Records from a data source>
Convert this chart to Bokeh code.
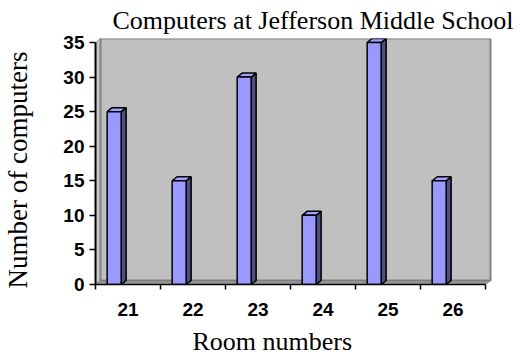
import math
from bokeh.plotting import figure
from bokeh.models import FixedTicker, Range1d, Label
from bokeh.embed import file_html
from bokeh.resources import INLINE

# ---- data ----
rooms = ["21", "22", "23", "24", "25", "26"]
computers = [25, 15, 30, 10, 35, 15]
y_ticks = [0, 5, 10, 15, 20, 25, 30, 35]
title_text = "Computers at Jefferson Middle School"
x_title = "Room numbers"
y_title = "Number of computers"

# ---- style constants ----
BAR_W = 0.215      # bar width in category units
BAR_OFF = -0.213   # bar front offset from category centre
DX = 5 / 65.0      # 3D depth, x (category units)
DY = 4 / (242 / 35.0)  # 3D depth, y (value units)
FRONT = "#9999FF"
TOP = "#A3A3FF"
SIDE = "#4D4D80"

n = len(rooms)
ymax = max(y_ticks)

p = figure(width=527, height=355, output_backend="svg", toolbar_location=None,
           x_range=Range1d(-0.5, -0.5 + 397 / 65.0),
           y_range=Range1d(0, 246 / (242 / 35.0)),
           min_border_left=95, min_border_right=35,
           min_border_top=38, min_border_bottom=71)
p.outline_line_color = None
p.grid.visible = False
p.background_fill_color = "white"
p.border_fill_color = "white"

# walls / floor
x0, x1 = -0.5, n - 0.5
p.patch([x0, x0, x0 + DX, x0 + DX], [0, ymax, ymax + DY, DY],
        fill_color="#C8C8C8", line_color="#A0A0A0", line_width=1)
p.patch([x0, x1, x1 + DX, x0 + DX], [0, 0, DY, DY],
        fill_color="#9A9A9A", line_color="#808080", line_width=1)
p.quad(left=[x0 + DX], right=[x1 + DX], bottom=[DY], top=[ymax + DY],
       fill_color="#C0C0C0", line_color="#808080", line_width=2)

# bars
lefts = [i + BAR_OFF - BAR_W / 2 for i in range(n)]
rights = [i + BAR_OFF + BAR_W / 2 for i in range(n)]
side_xs = [[r, r + DX, r + DX, r] for r in rights]
side_ys = [[0, DY, v + DY, v] for v in computers]
top_xs = [[l, r, r + DX, l + DX] for l, r in zip(lefts, rights)]
top_ys = [[v, v, v + DY, v + DY] for v in computers]
p.patches(side_xs, side_ys, fill_color=SIDE, line_color="black", line_width=1.5)
p.patches(top_xs, top_ys, fill_color=TOP, line_color="black", line_width=1.5)
p.quad(left=lefts, right=rights, bottom=[0] * n, top=computers,
       fill_color=FRONT, line_color="black", line_width=1.5)

# x axis
xa = p.xaxis[0]
xa.ticker = FixedTicker(ticks=list(range(n)), minor_ticks=[i - 0.5 for i in range(n + 1)])
xa.major_label_overrides = {i: r for i, r in enumerate(rooms)}
xa.bounds = (x0, x1)
xa.axis_line_color = "black"
xa.axis_line_width = 1.5
xa.major_tick_line_color = None
xa.minor_tick_line_color = "black"
xa.minor_tick_line_width = 1.5
xa.minor_tick_out = 5
xa.minor_tick_in = 0
xa.major_label_text_font = "Liberation Sans"
xa.major_label_text_font_style = "bold"
xa.major_label_text_font_size = "19px"
xa.major_label_text_color = "black"
xa.major_label_standoff = 12

# y axis
ya = p.yaxis[0]
ya.ticker = FixedTicker(ticks=y_ticks, minor_ticks=[])
ya.bounds = (0, ymax)
ya.axis_line_color = "black"
ya.axis_line_width = 2
ya.major_tick_line_color = "black"
ya.major_tick_line_width = 1.5
ya.major_tick_out = 6
ya.major_tick_in = 0
ya.minor_tick_line_color = None
ya.major_label_text_font = "Liberation Sans"
ya.major_label_text_font_style = "bold"
ya.major_label_text_font_size = "19px"
ya.major_label_text_color = "black"
ya.major_label_standoff = 5

# titles as labels placed in the side panels (not clipped to the frame)
p.add_layout(Label(x=17, y=18, x_units="screen", y_units="screen", text=title_text,
                   text_font="Liberation Serif", text_font_size="26px",
                   text_color="black", text_baseline="alphabetic", text_align="left"), "above")
p.add_layout(Label(x=97, y=6, x_units="screen", y_units="screen", text=x_title,
                   text_font="Liberation Serif", text_font_size="26px",
                   text_color="black", text_baseline="alphabetic", text_align="left"), "below")
p.add_layout(Label(x=-13, y=-4, x_units="screen", y_units="screen", text=y_title,
                   angle=math.pi / 2,
                   text_font="Liberation Serif", text_font_size="27px",
                   text_color="black", text_baseline="alphabetic", text_align="left"), "left")

open("out.html", "w").write(file_html(p, INLINE))
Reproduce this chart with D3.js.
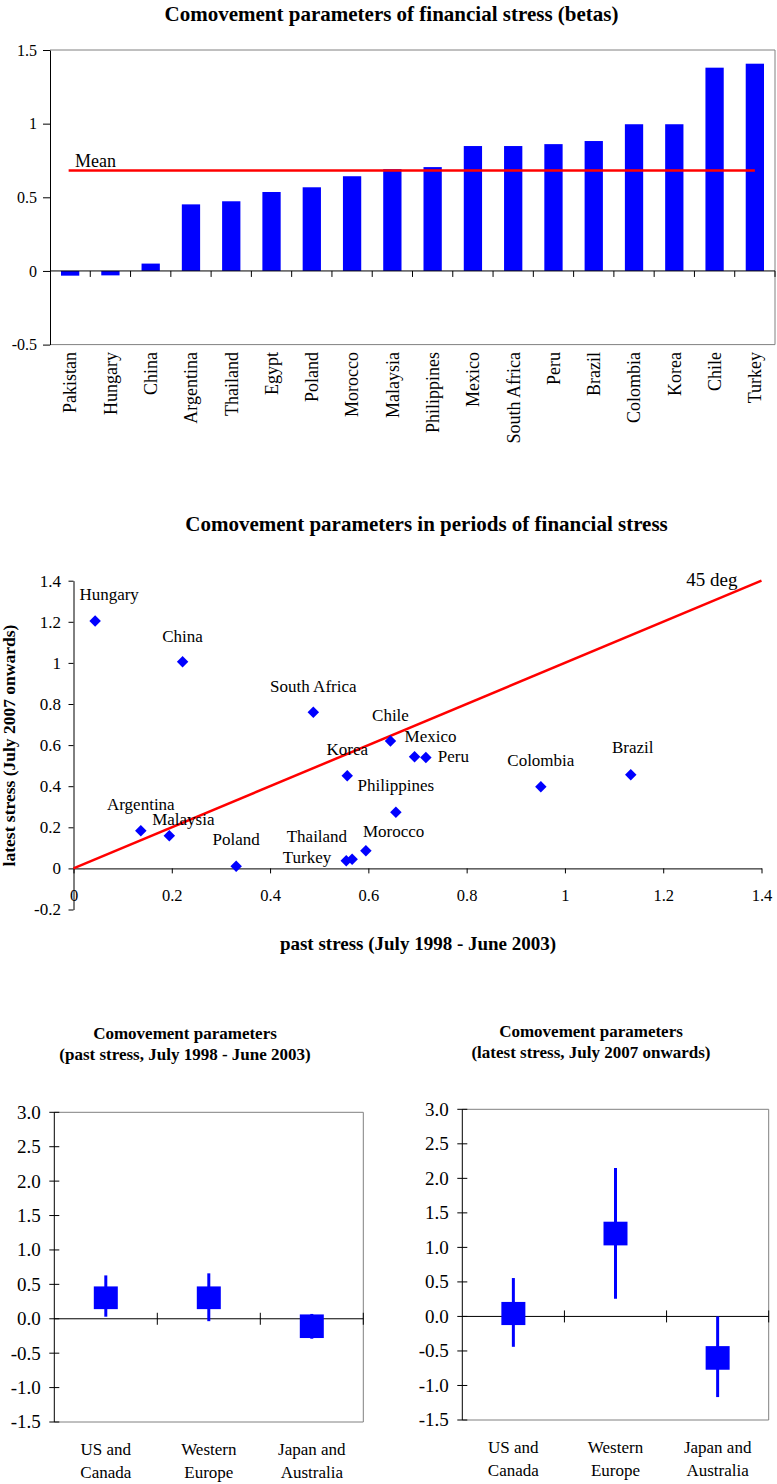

Stated problem>
All of the entries above should be duplicated exactly, except for the pictures.

Problem solution>
Convert this chart to Bokeh code.
import math
from bokeh.plotting import figure
from bokeh.models import FixedTicker, Range1d, Label
from bokeh.embed import file_html
from bokeh.resources import INLINE

# ---- data ----
rooms = ["21", "22", "23", "24", "25", "26"]
computers = [25, 15, 30, 10, 35, 15]
y_ticks = [0, 5, 10, 15, 20, 25, 30, 35]
title_text = "Computers at Jefferson Middle School"
x_title = "Room numbers"
y_title = "Number of computers"

# ---- style constants ----
BAR_W = 0.215      # bar width in category units
BAR_OFF = -0.213   # bar front offset from category centre
DX = 5 / 65.0      # 3D depth, x (category units)
DY = 4 / (242 / 35.0)  # 3D depth, y (value units)
FRONT = "#9999FF"
TOP = "#A3A3FF"
SIDE = "#4D4D80"

n = len(rooms)
ymax = max(y_ticks)

p = figure(width=527, height=355, output_backend="svg", toolbar_location=None,
           x_range=Range1d(-0.5, -0.5 + 397 / 65.0),
           y_range=Range1d(0, 246 / (242 / 35.0)),
           min_border_left=95, min_border_right=35,
           min_border_top=38, min_border_bottom=71)
p.outline_line_color = None
p.grid.visible = False
p.background_fill_color = "white"
p.border_fill_color = "white"

# walls / floor
x0, x1 = -0.5, n - 0.5
p.patch([x0, x0, x0 + DX, x0 + DX], [0, ymax, ymax + DY, DY],
        fill_color="#C8C8C8", line_color="#A0A0A0", line_width=1)
p.patch([x0, x1, x1 + DX, x0 + DX], [0, 0, DY, DY],
        fill_color="#9A9A9A", line_color="#808080", line_width=1)
p.quad(left=[x0 + DX], right=[x1 + DX], bottom=[DY], top=[ymax + DY],
       fill_color="#C0C0C0", line_color="#808080", line_width=2)

# bars
lefts = [i + BAR_OFF - BAR_W / 2 for i in range(n)]
rights = [i + BAR_OFF + BAR_W / 2 for i in range(n)]
side_xs = [[r, r + DX, r + DX, r] for r in rights]
side_ys = [[0, DY, v + DY, v] for v in computers]
top_xs = [[l, r, r + DX, l + DX] for l, r in zip(lefts, rights)]
top_ys = [[v, v, v + DY, v + DY] for v in computers]
p.patches(side_xs, side_ys, fill_color=SIDE, line_color="black", line_width=1.5)
p.patches(top_xs, top_ys, fill_color=TOP, line_color="black", line_width=1.5)
p.quad(left=lefts, right=rights, bottom=[0] * n, top=computers,
       fill_color=FRONT, line_color="black", line_width=1.5)

# x axis
xa = p.xaxis[0]
xa.ticker = FixedTicker(ticks=list(range(n)), minor_ticks=[i - 0.5 for i in range(n + 1)])
xa.major_label_overrides = {i: r for i, r in enumerate(rooms)}
xa.bounds = (x0, x1)
xa.axis_line_color = "black"
xa.axis_line_width = 1.5
xa.major_tick_line_color = None
xa.minor_tick_line_color = "black"
xa.minor_tick_line_width = 1.5
xa.minor_tick_out = 5
xa.minor_tick_in = 0
xa.major_label_text_font = "Liberation Sans"
xa.major_label_text_font_style = "bold"
xa.major_label_text_font_size = "19px"
xa.major_label_text_color = "black"
xa.major_label_standoff = 12

# y axis
ya = p.yaxis[0]
ya.ticker = FixedTicker(ticks=y_ticks, minor_ticks=[])
ya.bounds = (0, ymax)
ya.axis_line_color = "black"
ya.axis_line_width = 2
ya.major_tick_line_color = "black"
ya.major_tick_line_width = 1.5
ya.major_tick_out = 6
ya.major_tick_in = 0
ya.minor_tick_line_color = None
ya.major_label_text_font = "Liberation Sans"
ya.major_label_text_font_style = "bold"
ya.major_label_text_font_size = "19px"
ya.major_label_text_color = "black"
ya.major_label_standoff = 5

# titles as labels placed in the side panels (not clipped to the frame)
p.add_layout(Label(x=17, y=18, x_units="screen", y_units="screen", text=title_text,
                   text_font="Liberation Serif", text_font_size="26px",
                   text_color="black", text_baseline="alphabetic", text_align="left"), "above")
p.add_layout(Label(x=97, y=6, x_units="screen", y_units="screen", text=x_title,
                   text_font="Liberation Serif", text_font_size="26px",
                   text_color="black", text_baseline="alphabetic", text_align="left"), "below")
p.add_layout(Label(x=-13, y=-4, x_units="screen", y_units="screen", text=y_title,
                   angle=math.pi / 2,
                   text_font="Liberation Serif", text_font_size="27px",
                   text_color="black", text_baseline="alphabetic", text_align="left"), "left")

open("out.html", "w").write(file_html(p, INLINE))
Reproduce this chart with D3.js.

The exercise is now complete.